Nah that’s for amateurs what you really need is an elite team who can type very fast and if you’re enterprise is really worth it’s salt it’ll have a few of these guys and that way you can have 2 or if they’re really good 3 to a keyboard at a time. With their combined speed they’ll have setup a Visual Basic GUI and hacked your cyberattacker’s IP in no time. With the attack stopped in a minute at most they’ll have surveillance camera tape footage available for enhancement and from that the basement dweller’s abode by lunchtime. The constabulary will be knocking down their door so fast they’ll never smash their monitor in time to get rid of the evidence.
Don’t forget the step where you ram your fingers in between the cables desperately trying to push the tiny plastic clips on as many as possible.
Pull hard enough those clips don’t matter
How do you know those cables don’t have the retaining clips removed to make them easier to pull out? If that’s the case all you need to do is pull them.
They tend to pry out of the connectors all the time if no clip is present.
Just pull from the power outlet, easy and fast
Or even better idea, cut the power to the entire building… you know, in case someone’s PC gets hacked as well :D
EMP from orbit.
We have an EPO (Emergency Power Off) button that shuts the power off for the entire data center.
We also call that button the “I Quit Button”

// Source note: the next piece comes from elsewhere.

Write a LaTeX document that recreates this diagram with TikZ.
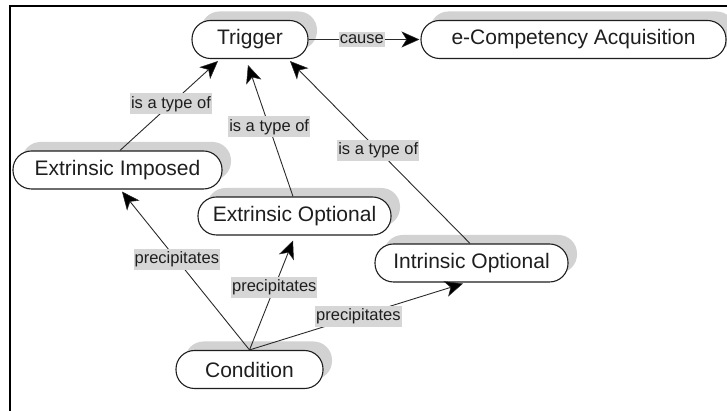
\documentclass[tikz,border=0pt]{standalone}
\usepackage{fontspec}
\setmainfont{Liberation Sans}
\usetikzlibrary{arrows.meta,shadows}
\definecolor{shadowgray}{HTML}{D2D2D2}
\definecolor{labelgray}{HTML}{D6D6D6}
\definecolor{inkgray}{HTML}{1E1E1E}
\definecolor{edgegray}{HTML}{2A2A2A}
\tikzset{
  concept/.style={draw=inkgray, line width=1.1pt, fill=white, rectangle,
    rounded corners=18.5pt, minimum height=38pt, inner sep=0pt,
    text=inkgray, font=\fontsize{21}{24}\selectfont,
    general shadow={shadow xshift=9pt, shadow yshift=9pt, fill=shadowgray, draw=none}},
  lab/.style={fill=labelgray, inner xsep=1pt, inner ysep=2.8pt, text=inkgray,
    font=\fontsize{16.5}{18}\selectfont},
  link/.style={draw=edgegray, line width=0.9pt,
    -{Stealth[length=18pt,width=16pt,inset=5pt,fill=black,line width=0.5pt]}}
}
\begin{document}
\begin{tikzpicture}[x=1pt,y=1pt]
\useasboundingbox (0,0) rectangle (727,411);
% frame
\draw[line width=2pt, black] (10,0) -- (10,405) -- (727,405);
% concepts
\node[concept, minimum width=116pt] (T) at (250,371.5) {Trigger};
\node[concept, minimum width=305pt] (A) at (573.5,371.5) {e-Competency Acquisition};
\node[concept, minimum width=209pt] (EI) at (117.5,241) {Extrinsic Imposed};
\node[concept, minimum width=193pt] (EO) at (294.5,195) {Extrinsic Optional};
\node[concept, minimum width=193pt] (IO) at (471.5,148) {Intrinsic Optional};
\node[concept, minimum width=147pt] (C) at (249.5,41.5) {Condition};
% links
\draw[link] (T.east) -- node[lab, pos=0.48] {cause} ([xshift=-1pt]A.west);
\draw[link] ([xshift=2.5pt]EI.north) -- node[lab, pos=0.52] {is a type of} ([xshift=-32pt,yshift=-2pt]T.south);
\draw[link] ([xshift=-1.5pt]EO.north) -- node[lab, pos=0.53] {is a type of} ([xshift=-2pt,yshift=-6pt]T.south);
\draw[link] ([xshift=-1.5pt]IO.north) -- node[lab, pos=0.51] {is a type of} ([xshift=40pt,yshift=-2pt]T.south);
\draw[link] (C.north) -- node[lab, pos=0.57] {precipitates} ([xshift=4.5pt,yshift=-2pt]EI.south);
\draw[link] (C.north) -- node[lab, pos=0.57] {precipitates} ([xshift=-1.5pt,yshift=-5pt]EO.south);
\draw[link] (C.north) -- node[lab, pos=0.51] {precipitates} ([xshift=-8.5pt,yshift=-1pt]IO.south);
\end{tikzpicture}
\end{document}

I’d just skip this box and pull the one cable coming from the demarc.
More importantly: is that a fridge those servers are in?
Looks like, so for the uninitiated, the problem is that a fridge does not get rid of moisture, so there would be a ton of condensation on the circuits of the servers and you know servers + water = bad
Keep tossing in those silica gel packs. Then when they’re saturated with water, eat them and replace with new packs.
75 year junior IT professional here, I’ve .ade a career off this very technique.